— Description of the task —
Please retype the data in full and exactly; the pictures are not part of the copy.

— Data shown —
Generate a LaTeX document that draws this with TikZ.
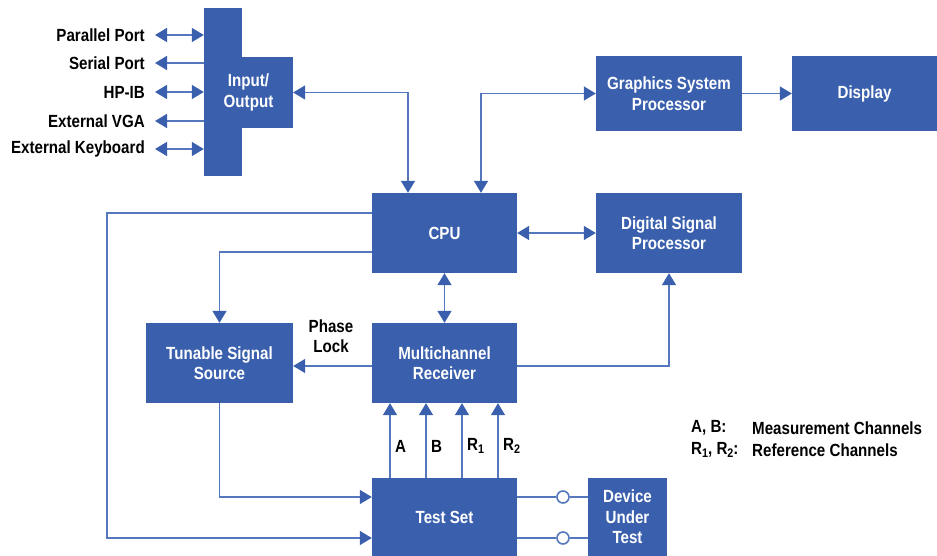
\documentclass[tikz,border=0pt]{standalone}
\usepackage{fontspec}
\setmainfont{Liberation Sans}[FakeStretch=0.86]
\usetikzlibrary{arrows.meta}
\definecolor{hpblue}{HTML}{3A60AD}
\definecolor{lineblue}{HTML}{5477BE}
\tikzset{
  box/.style={fill=hpblue, draw=none, text=white, font=\bfseries\fontsize{17.6}{20.5}\selectfont, align=center, inner sep=0pt},
  lbl/.style={text=black, font=\bfseries\fontsize{17.6}{20.5}\selectfont, align=center, inner sep=0pt},
  conn/.style={draw=lineblue, line width=1.6pt, >={Triangle[length=12pt,width=14pt,color=hpblue]}},
  port/.style={draw=lineblue, line width=1.6pt, fill=white, circle, minimum size=12pt, inner sep=0pt},
}
\newcommand{\sbs}[1]{\raisebox{-0.35ex}{\fontsize{12.5}{13}\selectfont #1}}
\begin{document}
\begin{tikzpicture}[x=1pt,y=-1pt]
\useasboundingbox (0,0) rectangle (937,556);
% I/O cross shape
\node[box, minimum width=38pt, minimum height=168pt] (io) at (223,92) {};
\node[box, minimum width=89pt, minimum height=71pt] (iow) at (248.5,92.5) {Input/\\Output};
% ports
\node[lbl, anchor=east] (p1) at (145,35) {Parallel Port};
\node[lbl, anchor=east] (p2) at (145,63) {Serial Port};
\node[lbl, anchor=east] (p3) at (145,92) {HP-IB};
\node[lbl, anchor=east] (p4) at (145,121) {External VGA};
\node[lbl, anchor=east] (p5) at (145,149) {External Keyboard};
\draw[conn,<->] ([xshift=10pt]p1.east) -- (p1.east -| io.west);
\draw[conn,<-] ([xshift=10pt]p2.east) -- (p2.east -| io.west);
\draw[conn,<->] ([xshift=10pt]p3.east) -- (p3.east -| io.west);
\draw[conn,<-] ([xshift=10pt]p4.east) -- (p4.east -| io.west);
\draw[conn,<->] ([xshift=10pt]p5.east) -- (p5.east -| io.west);
% main boxes
\node[box, minimum width=146pt, minimum height=75pt] (gsp) at (669,93.5) {Graphics System\\Processor};
\node[box, minimum width=145pt, minimum height=75pt] (disp) at (864.5,93.5) {Display};
\node[box, minimum width=145pt, minimum height=80pt] (cpu) at (444.5,233) {CPU};
\node[box, minimum width=146pt, minimum height=80pt] (dsp) at (669,233) {Digital Signal\\Processor};
\node[box, minimum width=147pt, minimum height=80pt] (tss) at (219.5,363) {Tunable Signal\\Source};
\node[box, minimum width=145pt, minimum height=80pt] (mr) at (444.5,363) {Multichannel\\Receiver};
\node[box, minimum width=145pt, minimum height=78pt] (ts) at (444.5,517) {Test Set};
\node[box, minimum width=79pt, minimum height=78pt] (dut) at (627.5,517) {Device\\Under\\Test};
% connectors
\draw[conn,<->] (iow.east) -| ([xshift=-36.5pt]cpu.north);
\draw[conn,<->] ([xshift=36.5pt]cpu.north) |- (gsp.west);
\draw[conn,->] (gsp.east) -- (disp.west);
\draw[conn,<->] (cpu.east) -- (dsp.west);
\draw[conn,<->] (cpu.south) -- (mr.north);
\draw[conn,->] ([yshift=-3pt]mr.west) -- ([yshift=-3pt]mr.west -| tss.east);
\draw[conn,->] ([yshift=-3pt]mr.east) -| (dsp.south);
\draw[conn,->] ([yshift=-19pt]cpu.west) -| (tss.north);
\coordinate (lc) at (107,213);
\draw[conn,->] ([yshift=20pt]cpu.west) -- (lc) |- ([yshift=-21pt]ts.west);
\draw[conn,->] (tss.south) |- ([yshift=20pt]ts.west);
\node[lbl] (pl) at (331,336) {Phase\\Lock};
% channels
\foreach \dx/\nm/\lab in {-54.5/ca/A, -18.5/cb/B, 17.5/cr1/{R\sbs{1}}, 53.5/cr2/{R\sbs{2}}}{
  \draw[conn,->] ([xshift=\dx pt]ts.north) -- ([xshift=\dx pt]mr.south);
  \node[lbl, anchor=west] (\nm) at ([xshift=\dx pt + 5pt, yshift=-2pt]ts.north |- 0,444) {\lab};
}
% DUT ports
\node[port] (c1) at (563,497) {};
\node[port] (c2) at (563,538) {};
\draw[conn] (c1.west -| ts.east) -- (c1.west);
\draw[conn] (c1.east) -- (c1.east -| dut.west);
\draw[conn] (c2.west -| ts.east) -- (c2.west);
\draw[conn] (c2.east) -- (c2.east -| dut.west);
% legend
\node[lbl, anchor=west] (lg1) at (691,428) {A, B:};
\node[lbl, anchor=west] (lg2) at (752,428) {Measurement Channels};
\node[lbl, anchor=west] (lg3) at (691,450) {R\sbs{1}, R\sbs{2}:};
\node[lbl, anchor=west] (lg4) at (752,450) {Reference Channels};
\end{tikzpicture}
\end{document}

— Correct output —
Generate a LaTeX document that draws this with TikZ.
\documentclass[tikz,border=0pt]{standalone}
\usepackage{fontspec}
\setmainfont{Liberation Sans}[FakeStretch=0.86]
\usetikzlibrary{arrows.meta}
\definecolor{hpblue}{HTML}{3A60AD}
\definecolor{lineblue}{HTML}{5477BE}
\tikzset{
  box/.style={fill=hpblue, draw=none, text=white, font=\bfseries\fontsize{17.6}{20.5}\selectfont, align=center, inner sep=0pt},
  lbl/.style={text=black, font=\bfseries\fontsize{17.6}{20.5}\selectfont, align=center, inner sep=0pt},
  conn/.style={draw=lineblue, line width=1.6pt, >={Triangle[length=12pt,width=14pt,color=hpblue]}},
  port/.style={draw=lineblue, line width=1.6pt, fill=white, circle, minimum size=12pt, inner sep=0pt},
}
\newcommand{\sbs}[1]{\raisebox{-0.35ex}{\fontsize{12.5}{13}\selectfont #1}}
\begin{document}
\begin{tikzpicture}[x=1pt,y=-1pt]
\useasboundingbox (0,0) rectangle (937,556);
% I/O cross shape
\node[box, minimum width=38pt, minimum height=168pt] (io) at (223,92) {};
\node[box, minimum width=89pt, minimum height=71pt] (iow) at (248.5,92.5) {Input/\\Output};
% ports
\node[lbl, anchor=east] (p1) at (145,35) {Parallel Port};
\node[lbl, anchor=east] (p2) at (145,63) {Serial Port};
\node[lbl, anchor=east] (p3) at (145,92) {HP-IB};
\node[lbl, anchor=east] (p4) at (145,121) {External VGA};
\node[lbl, anchor=east] (p5) at (145,149) {External Keyboard};
\draw[conn,<->] ([xshift=10pt]p1.east) -- (p1.east -| io.west);
\draw[conn,<-] ([xshift=10pt]p2.east) -- (p2.east -| io.west);
\draw[conn,<->] ([xshift=10pt]p3.east) -- (p3.east -| io.west);
\draw[conn,<-] ([xshift=10pt]p4.east) -- (p4.east -| io.west);
\draw[conn,<->] ([xshift=10pt]p5.east) -- (p5.east -| io.west);
% main boxes
\node[box, minimum width=146pt, minimum height=75pt] (gsp) at (669,93.5) {Graphics System\\Processor};
\node[box, minimum width=145pt, minimum height=75pt] (disp) at (864.5,93.5) {Display};
\node[box, minimum width=145pt, minimum height=80pt] (cpu) at (444.5,233) {CPU};
\node[box, minimum width=146pt, minimum height=80pt] (dsp) at (669,233) {Digital Signal\\Processor};
\node[box, minimum width=147pt, minimum height=80pt] (tss) at (219.5,363) {Tunable Signal\\Source};
\node[box, minimum width=145pt, minimum height=80pt] (mr) at (444.5,363) {Multichannel\\Receiver};
\node[box, minimum width=145pt, minimum height=78pt] (ts) at (444.5,517) {Test Set};
\node[box, minimum width=79pt, minimum height=78pt] (dut) at (627.5,517) {Device\\Under\\Test};
% connectors
\draw[conn,<->] (iow.east) -| ([xshift=-36.5pt]cpu.north);
\draw[conn,<->] ([xshift=36.5pt]cpu.north) |- (gsp.west);
\draw[conn,->] (gsp.east) -- (disp.west);
\draw[conn,<->] (cpu.east) -- (dsp.west);
\draw[conn,<->] (cpu.south) -- (mr.north);
\draw[conn,->] ([yshift=-3pt]mr.west) -- ([yshift=-3pt]mr.west -| tss.east);
\draw[conn,->] ([yshift=-3pt]mr.east) -| (dsp.south);
\draw[conn,->] ([yshift=-19pt]cpu.west) -| (tss.north);
\coordinate (lc) at (107,213);
\draw[conn,->] ([yshift=20pt]cpu.west) -- (lc) |- ([yshift=-21pt]ts.west);
\draw[conn,->] (tss.south) |- ([yshift=20pt]ts.west);
\node[lbl] (pl) at (331,336) {Phase\\Lock};
% channels
\foreach \dx/\nm/\lab in {-54.5/ca/A, -18.5/cb/B, 17.5/cr1/{R\sbs{1}}, 53.5/cr2/{R\sbs{2}}}{
  \draw[conn,->] ([xshift=\dx pt]ts.north) -- ([xshift=\dx pt]mr.south);
  \node[lbl, anchor=west] (\nm) at ([xshift=\dx pt + 5pt, yshift=-2pt]ts.north |- 0,444) {\lab};
}
% DUT ports
\node[port] (c1) at (563,497) {};
\node[port] (c2) at (563,538) {};
\draw[conn] (c1.west -| ts.east) -- (c1.west);
\draw[conn] (c1.east) -- (c1.east -| dut.west);
\draw[conn] (c2.west -| ts.east) -- (c2.west);
\draw[conn] (c2.east) -- (c2.east -| dut.west);
% legend
\node[lbl, anchor=west] (lg1) at (691,428) {A, B:};
\node[lbl, anchor=west] (lg2) at (752,428) {Measurement Channels};
\node[lbl, anchor=west] (lg3) at (691,450) {R\sbs{1}, R\sbs{2}:};
\node[lbl, anchor=west] (lg4) at (752,450) {Reference Channels};
\end{tikzpicture}
\end{document}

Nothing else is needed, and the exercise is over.